◆ TASK BRIEF
Copy out the whole listing exactly as written, leaving the pictures behind.

[Start RECORDED INFORMATION]

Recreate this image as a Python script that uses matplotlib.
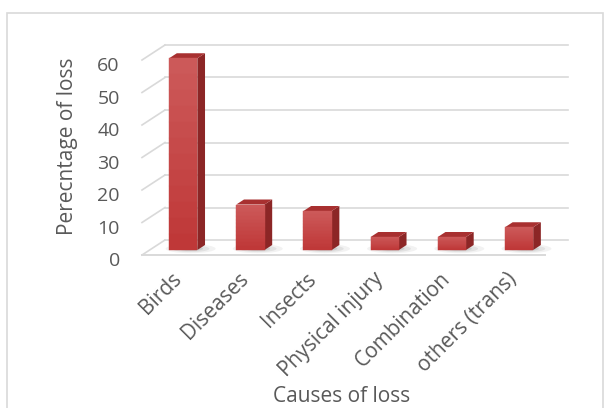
import matplotlib
matplotlib.use("Agg")
import matplotlib.pyplot as plt
from matplotlib.patches import Polygon, Rectangle, Ellipse
from matplotlib.lines import Line2D
from matplotlib.transforms import IdentityTransform, ScaledTranslation
import numpy as np

categories = ["Birds", "Diseases", "Insects", "Physical injury", "Combination", "others (trans)"]
values = [59, 14, 12, 4, 4, 7]
yticks = [0, 10, 20, 30, 40, 50, 60]
ylabel = "Perecntage of loss"
xlabel = "Causes of loss"

W, H, DPI = 611, 408, 100
plt.rcParams['font.family'] = ['Open Sans', 'DejaVu Sans']
TXT = '#595959'
GRID = '#d9d9d9'

fig = plt.figure(figsize=(W / DPI, H / DPI), dpi=DPI)
fig.patch.set_facecolor('white')

# front plane of the 3D box
left_px, right_px, zero_px, top_px = 142, 545, 255, 60
ax = fig.add_axes([left_px / W, (H - zero_px) / H, (right_px - left_px) / W, (zero_px - top_px) / H])
ax.set_xlim(-0.5, len(categories) - 0.5)
ax.set_ylim(0, 60)
ax.patch.set_visible(False)
for s in ax.spines.values():
    s.set_visible(False)

D = np.array([23.0, 15.0])  # depth vector in pixels (x right, y up)

def P(x, y, f):
    return ax.transData.transform((x, y)) + f * D

def poly(pts, **kw):
    p = Polygon(np.array(pts), closed=True, transform=IdentityTransform(), clip_on=False, **kw)
    ax.add_artist(p)
    return p

def line(a, b, **kw):
    ax.add_artist(Line2D([a[0], b[0]], [a[1], b[1]], transform=IdentityTransform(),
                         clip_on=False, **kw))

x0, x1 = -0.5, len(categories) - 0.5
# walls / gridlines
for v in yticks:
    line(P(x0, v, 0), P(x0, v, 1), color=GRID, lw=1.2, zorder=1)
    line(P(x0, v, 1), P(x1, v, 1), color=GRID, lw=1.2, zorder=1)
# floor front edge
line(P(x0, 0, 0), P(x1, 0, 0), color=GRID, lw=1.4, zorder=1)

# bars
w = 0.42
for i, v in enumerate(values):
    xl, xr = i - w / 2, i + w / 2
    # soft shadow on the floor
    c = P(i + 0.08, 0, 0.42)
    for k, a in zip([1.0, 0.75, 0.5], [0.10, 0.15, 0.22]):
        e = Ellipse(c, 50 * k, 9 * k, transform=IdentityTransform(), color='#808080', alpha=a,
                    lw=0, clip_on=False, zorder=2)
        ax.add_artist(e)
    f1, f2 = 1 / 3, 2 / 3
    # side face
    poly([P(xr, 0, f1), P(xr, v, f1), P(xr, v, f2), P(xr, 0, f2)], facecolor='#8c2626',
         edgecolor='none', zorder=3)
    # top face
    poly([P(xl, v, f1), P(xr, v, f1), P(xr, v, f2), P(xl, v, f2)], facecolor='#a83030',
         edgecolor='none', zorder=3)
    # front face with vertical gradient
    n = 12
    cols = np.linspace([0.80, 0.35, 0.35], [0.75, 0.22, 0.22], n)
    for k in range(n):
        ya, yb = v * (1 - k / n), v * (1 - (k + 1) / n)
        poly([P(xl, yb, f1), P(xr, yb, f1), P(xr, ya, f1), P(xl, ya, f1)],
             facecolor=cols[k], edgecolor=cols[k], lw=0.3, zorder=4)

# ticks
ax.set_yticks(yticks)
ax.set_yticklabels([str(t) for t in yticks], color=TXT, fontsize=14)
ax.tick_params(axis='y', length=0, pad=16)
for lab in ax.get_yticklabels():
    lab.set_transform(lab.get_transform() + ScaledTranslation(0, -3 / 72, fig.dpi_scale_trans))

ax.set_xticks(range(len(categories)))
ax.set_xticklabels(categories, rotation=45, ha='right', va='center', rotation_mode='anchor',
                   color=TXT, fontsize=15)
ax.tick_params(axis='x', length=0, pad=15)
for lab in ax.get_xticklabels():
    lab.set_transform(lab.get_transform() + ScaledTranslation(2 / 72, 0, fig.dpi_scale_trans))

fig.text(68 / W, 1 - 146 / H, ylabel, rotation=90, ha='center', va='center', color=TXT, fontsize=15)
fig.text(342 / W, 1 - 396 / H, xlabel, ha='center', va='center', color=TXT, fontsize=15)

# chart border
fig.add_artist(Rectangle((7 / W, -0.05), (603 - 7) / W, 1.05 - 13 / H, transform=fig.transFigure,
                         fill=False, edgecolor=GRID, lw=1.2))

fig.savefig("out.png", dpi=DPI, facecolor='white')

[End RECORDED INFORMATION]

◆ SOLUTION FOR THIS EXERCISE
Recreate this image as a Python script that uses matplotlib.
import matplotlib
matplotlib.use("Agg")
import matplotlib.pyplot as plt
from matplotlib.patches import Polygon, Rectangle, Ellipse
from matplotlib.lines import Line2D
from matplotlib.transforms import IdentityTransform, ScaledTranslation
import numpy as np

categories = ["Birds", "Diseases", "Insects", "Physical injury", "Combination", "others (trans)"]
values = [59, 14, 12, 4, 4, 7]
yticks = [0, 10, 20, 30, 40, 50, 60]
ylabel = "Perecntage of loss"
xlabel = "Causes of loss"

W, H, DPI = 611, 408, 100
plt.rcParams['font.family'] = ['Open Sans', 'DejaVu Sans']
TXT = '#595959'
GRID = '#d9d9d9'

fig = plt.figure(figsize=(W / DPI, H / DPI), dpi=DPI)
fig.patch.set_facecolor('white')

# front plane of the 3D box
left_px, right_px, zero_px, top_px = 142, 545, 255, 60
ax = fig.add_axes([left_px / W, (H - zero_px) / H, (right_px - left_px) / W, (zero_px - top_px) / H])
ax.set_xlim(-0.5, len(categories) - 0.5)
ax.set_ylim(0, 60)
ax.patch.set_visible(False)
for s in ax.spines.values():
    s.set_visible(False)

D = np.array([23.0, 15.0])  # depth vector in pixels (x right, y up)

def P(x, y, f):
    return ax.transData.transform((x, y)) + f * D

def poly(pts, **kw):
    p = Polygon(np.array(pts), closed=True, transform=IdentityTransform(), clip_on=False, **kw)
    ax.add_artist(p)
    return p

def line(a, b, **kw):
    ax.add_artist(Line2D([a[0], b[0]], [a[1], b[1]], transform=IdentityTransform(),
                         clip_on=False, **kw))

x0, x1 = -0.5, len(categories) - 0.5
# walls / gridlines
for v in yticks:
    line(P(x0, v, 0), P(x0, v, 1), color=GRID, lw=1.2, zorder=1)
    line(P(x0, v, 1), P(x1, v, 1), color=GRID, lw=1.2, zorder=1)
# floor front edge
line(P(x0, 0, 0), P(x1, 0, 0), color=GRID, lw=1.4, zorder=1)

# bars
w = 0.42
for i, v in enumerate(values):
    xl, xr = i - w / 2, i + w / 2
    # soft shadow on the floor
    c = P(i + 0.08, 0, 0.42)
    for k, a in zip([1.0, 0.75, 0.5], [0.10, 0.15, 0.22]):
        e = Ellipse(c, 50 * k, 9 * k, transform=IdentityTransform(), color='#808080', alpha=a,
                    lw=0, clip_on=False, zorder=2)
        ax.add_artist(e)
    f1, f2 = 1 / 3, 2 / 3
    # side face
    poly([P(xr, 0, f1), P(xr, v, f1), P(xr, v, f2), P(xr, 0, f2)], facecolor='#8c2626',
         edgecolor='none', zorder=3)
    # top face
    poly([P(xl, v, f1), P(xr, v, f1), P(xr, v, f2), P(xl, v, f2)], facecolor='#a83030',
         edgecolor='none', zorder=3)
    # front face with vertical gradient
    n = 12
    cols = np.linspace([0.80, 0.35, 0.35], [0.75, 0.22, 0.22], n)
    for k in range(n):
        ya, yb = v * (1 - k / n), v * (1 - (k + 1) / n)
        poly([P(xl, yb, f1), P(xr, yb, f1), P(xr, ya, f1), P(xl, ya, f1)],
             facecolor=cols[k], edgecolor=cols[k], lw=0.3, zorder=4)

# ticks
ax.set_yticks(yticks)
ax.set_yticklabels([str(t) for t in yticks], color=TXT, fontsize=14)
ax.tick_params(axis='y', length=0, pad=16)
for lab in ax.get_yticklabels():
    lab.set_transform(lab.get_transform() + ScaledTranslation(0, -3 / 72, fig.dpi_scale_trans))

ax.set_xticks(range(len(categories)))
ax.set_xticklabels(categories, rotation=45, ha='right', va='center', rotation_mode='anchor',
                   color=TXT, fontsize=15)
ax.tick_params(axis='x', length=0, pad=15)
for lab in ax.get_xticklabels():
    lab.set_transform(lab.get_transform() + ScaledTranslation(2 / 72, 0, fig.dpi_scale_trans))

fig.text(68 / W, 1 - 146 / H, ylabel, rotation=90, ha='center', va='center', color=TXT, fontsize=15)
fig.text(342 / W, 1 - 396 / H, xlabel, ha='center', va='center', color=TXT, fontsize=15)

# chart border
fig.add_artist(Rectangle((7 / W, -0.05), (603 - 7) / W, 1.05 - 13 / H, transform=fig.transFigure,
                         fill=False, edgecolor=GRID, lw=1.2))

fig.savefig("out.png", dpi=DPI, facecolor='white')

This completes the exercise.